> Task goal
Reproduce the listing word for word. Skip any image.
━━ Stored data ━━
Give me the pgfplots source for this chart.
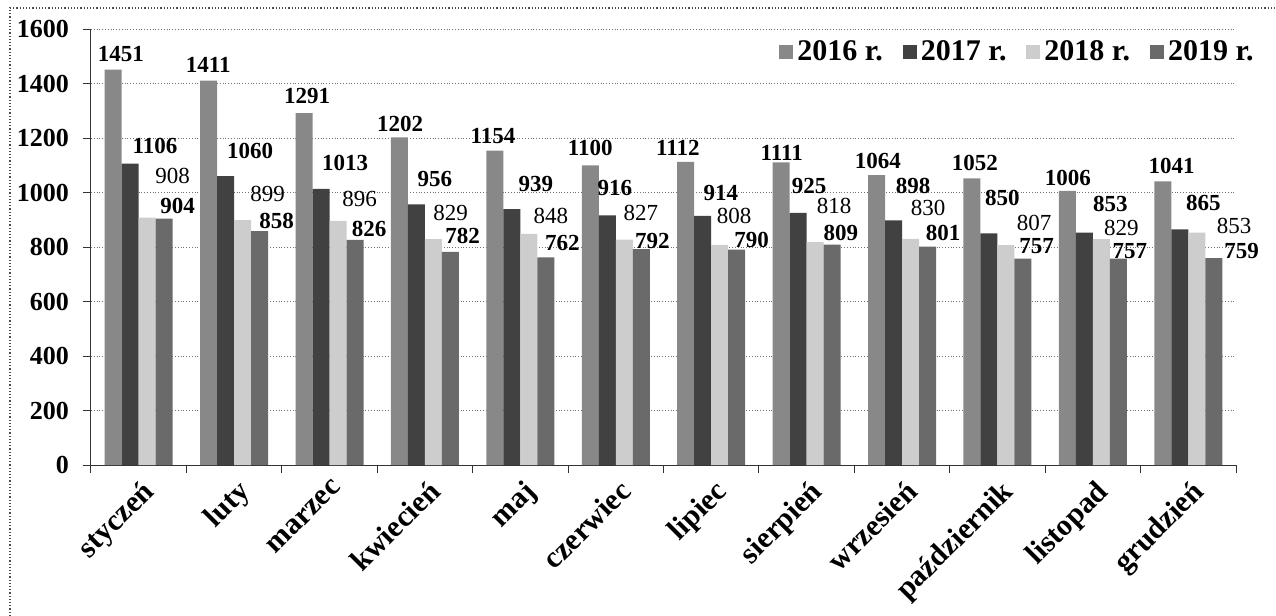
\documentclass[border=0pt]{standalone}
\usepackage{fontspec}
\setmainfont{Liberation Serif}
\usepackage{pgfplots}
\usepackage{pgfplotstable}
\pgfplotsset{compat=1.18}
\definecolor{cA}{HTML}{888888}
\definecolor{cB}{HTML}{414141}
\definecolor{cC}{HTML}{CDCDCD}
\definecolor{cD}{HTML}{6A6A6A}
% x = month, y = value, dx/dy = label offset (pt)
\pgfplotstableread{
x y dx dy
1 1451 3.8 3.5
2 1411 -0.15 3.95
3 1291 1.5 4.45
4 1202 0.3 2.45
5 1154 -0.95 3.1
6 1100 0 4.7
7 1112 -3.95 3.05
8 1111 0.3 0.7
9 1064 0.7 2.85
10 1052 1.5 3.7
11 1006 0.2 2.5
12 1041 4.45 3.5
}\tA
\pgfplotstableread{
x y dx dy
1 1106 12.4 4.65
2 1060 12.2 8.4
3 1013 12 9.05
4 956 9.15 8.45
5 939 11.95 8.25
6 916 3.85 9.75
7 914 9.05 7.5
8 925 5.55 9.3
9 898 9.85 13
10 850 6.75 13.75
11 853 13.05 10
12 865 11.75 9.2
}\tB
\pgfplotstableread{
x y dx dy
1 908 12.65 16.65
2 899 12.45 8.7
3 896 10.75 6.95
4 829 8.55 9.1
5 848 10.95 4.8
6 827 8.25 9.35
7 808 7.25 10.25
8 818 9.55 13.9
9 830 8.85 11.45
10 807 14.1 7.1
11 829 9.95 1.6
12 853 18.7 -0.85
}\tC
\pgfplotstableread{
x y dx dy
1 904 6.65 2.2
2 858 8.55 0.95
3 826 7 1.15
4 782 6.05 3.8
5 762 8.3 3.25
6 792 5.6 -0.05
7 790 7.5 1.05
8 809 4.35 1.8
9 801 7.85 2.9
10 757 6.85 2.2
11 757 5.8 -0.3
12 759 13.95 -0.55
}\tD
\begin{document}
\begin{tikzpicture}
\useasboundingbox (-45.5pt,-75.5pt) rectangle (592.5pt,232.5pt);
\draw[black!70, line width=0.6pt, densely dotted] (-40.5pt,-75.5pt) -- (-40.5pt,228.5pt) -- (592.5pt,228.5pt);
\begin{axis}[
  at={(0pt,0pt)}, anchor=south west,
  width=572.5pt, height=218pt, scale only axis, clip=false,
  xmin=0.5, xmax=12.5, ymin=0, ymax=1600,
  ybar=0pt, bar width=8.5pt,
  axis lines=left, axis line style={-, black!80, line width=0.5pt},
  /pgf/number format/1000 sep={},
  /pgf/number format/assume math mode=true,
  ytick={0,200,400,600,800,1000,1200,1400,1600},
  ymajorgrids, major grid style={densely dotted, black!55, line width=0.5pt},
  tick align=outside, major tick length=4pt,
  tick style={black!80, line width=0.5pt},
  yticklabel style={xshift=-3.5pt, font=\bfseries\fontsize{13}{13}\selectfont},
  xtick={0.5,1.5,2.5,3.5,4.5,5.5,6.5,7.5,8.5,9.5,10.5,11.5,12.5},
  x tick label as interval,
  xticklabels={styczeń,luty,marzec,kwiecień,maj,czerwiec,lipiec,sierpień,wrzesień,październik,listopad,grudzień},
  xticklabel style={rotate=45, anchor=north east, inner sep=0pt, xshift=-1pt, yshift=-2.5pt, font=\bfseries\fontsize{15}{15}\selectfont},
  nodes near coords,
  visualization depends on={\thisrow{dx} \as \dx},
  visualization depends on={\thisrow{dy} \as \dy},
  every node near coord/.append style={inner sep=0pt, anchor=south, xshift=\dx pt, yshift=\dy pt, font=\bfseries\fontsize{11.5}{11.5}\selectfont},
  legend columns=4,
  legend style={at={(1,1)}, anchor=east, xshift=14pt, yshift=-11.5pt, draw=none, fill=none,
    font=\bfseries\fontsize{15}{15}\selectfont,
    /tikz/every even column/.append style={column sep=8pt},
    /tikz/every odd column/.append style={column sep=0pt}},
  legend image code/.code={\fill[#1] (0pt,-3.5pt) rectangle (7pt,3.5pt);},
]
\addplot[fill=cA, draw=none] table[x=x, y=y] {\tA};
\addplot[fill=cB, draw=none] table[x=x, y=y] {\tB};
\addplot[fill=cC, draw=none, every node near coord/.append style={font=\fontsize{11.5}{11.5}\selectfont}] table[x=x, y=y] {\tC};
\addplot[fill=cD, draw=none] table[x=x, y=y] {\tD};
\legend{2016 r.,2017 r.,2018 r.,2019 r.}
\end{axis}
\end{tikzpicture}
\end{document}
━━━
> Answer for the task
Give me the pgfplots source for this chart.
\documentclass[border=0pt]{standalone}
\usepackage{fontspec}
\setmainfont{Liberation Serif}
\usepackage{pgfplots}
\usepackage{pgfplotstable}
\pgfplotsset{compat=1.18}
\definecolor{cA}{HTML}{888888}
\definecolor{cB}{HTML}{414141}
\definecolor{cC}{HTML}{CDCDCD}
\definecolor{cD}{HTML}{6A6A6A}
% x = month, y = value, dx/dy = label offset (pt)
\pgfplotstableread{
x y dx dy
1 1451 3.8 3.5
2 1411 -0.15 3.95
3 1291 1.5 4.45
4 1202 0.3 2.45
5 1154 -0.95 3.1
6 1100 0 4.7
7 1112 -3.95 3.05
8 1111 0.3 0.7
9 1064 0.7 2.85
10 1052 1.5 3.7
11 1006 0.2 2.5
12 1041 4.45 3.5
}\tA
\pgfplotstableread{
x y dx dy
1 1106 12.4 4.65
2 1060 12.2 8.4
3 1013 12 9.05
4 956 9.15 8.45
5 939 11.95 8.25
6 916 3.85 9.75
7 914 9.05 7.5
8 925 5.55 9.3
9 898 9.85 13
10 850 6.75 13.75
11 853 13.05 10
12 865 11.75 9.2
}\tB
\pgfplotstableread{
x y dx dy
1 908 12.65 16.65
2 899 12.45 8.7
3 896 10.75 6.95
4 829 8.55 9.1
5 848 10.95 4.8
6 827 8.25 9.35
7 808 7.25 10.25
8 818 9.55 13.9
9 830 8.85 11.45
10 807 14.1 7.1
11 829 9.95 1.6
12 853 18.7 -0.85
}\tC
\pgfplotstableread{
x y dx dy
1 904 6.65 2.2
2 858 8.55 0.95
3 826 7 1.15
4 782 6.05 3.8
5 762 8.3 3.25
6 792 5.6 -0.05
7 790 7.5 1.05
8 809 4.35 1.8
9 801 7.85 2.9
10 757 6.85 2.2
11 757 5.8 -0.3
12 759 13.95 -0.55
}\tD
\begin{document}
\begin{tikzpicture}
\useasboundingbox (-45.5pt,-75.5pt) rectangle (592.5pt,232.5pt);
\draw[black!70, line width=0.6pt, densely dotted] (-40.5pt,-75.5pt) -- (-40.5pt,228.5pt) -- (592.5pt,228.5pt);
\begin{axis}[
  at={(0pt,0pt)}, anchor=south west,
  width=572.5pt, height=218pt, scale only axis, clip=false,
  xmin=0.5, xmax=12.5, ymin=0, ymax=1600,
  ybar=0pt, bar width=8.5pt,
  axis lines=left, axis line style={-, black!80, line width=0.5pt},
  /pgf/number format/1000 sep={},
  /pgf/number format/assume math mode=true,
  ytick={0,200,400,600,800,1000,1200,1400,1600},
  ymajorgrids, major grid style={densely dotted, black!55, line width=0.5pt},
  tick align=outside, major tick length=4pt,
  tick style={black!80, line width=0.5pt},
  yticklabel style={xshift=-3.5pt, font=\bfseries\fontsize{13}{13}\selectfont},
  xtick={0.5,1.5,2.5,3.5,4.5,5.5,6.5,7.5,8.5,9.5,10.5,11.5,12.5},
  x tick label as interval,
  xticklabels={styczeń,luty,marzec,kwiecień,maj,czerwiec,lipiec,sierpień,wrzesień,październik,listopad,grudzień},
  xticklabel style={rotate=45, anchor=north east, inner sep=0pt, xshift=-1pt, yshift=-2.5pt, font=\bfseries\fontsize{15}{15}\selectfont},
  nodes near coords,
  visualization depends on={\thisrow{dx} \as \dx},
  visualization depends on={\thisrow{dy} \as \dy},
  every node near coord/.append style={inner sep=0pt, anchor=south, xshift=\dx pt, yshift=\dy pt, font=\bfseries\fontsize{11.5}{11.5}\selectfont},
  legend columns=4,
  legend style={at={(1,1)}, anchor=east, xshift=14pt, yshift=-11.5pt, draw=none, fill=none,
    font=\bfseries\fontsize{15}{15}\selectfont,
    /tikz/every even column/.append style={column sep=8pt},
    /tikz/every odd column/.append style={column sep=0pt}},
  legend image code/.code={\fill[#1] (0pt,-3.5pt) rectangle (7pt,3.5pt);},
]
\addplot[fill=cA, draw=none] table[x=x, y=y] {\tA};
\addplot[fill=cB, draw=none] table[x=x, y=y] {\tB};
\addplot[fill=cC, draw=none, every node near coord/.append style={font=\fontsize{11.5}{11.5}\selectfont}] table[x=x, y=y] {\tC};
\addplot[fill=cD, draw=none] table[x=x, y=y] {\tD};
\legend{2016 r.,2017 r.,2018 r.,2019 r.}
\end{axis}
\end{tikzpicture}
\end{document}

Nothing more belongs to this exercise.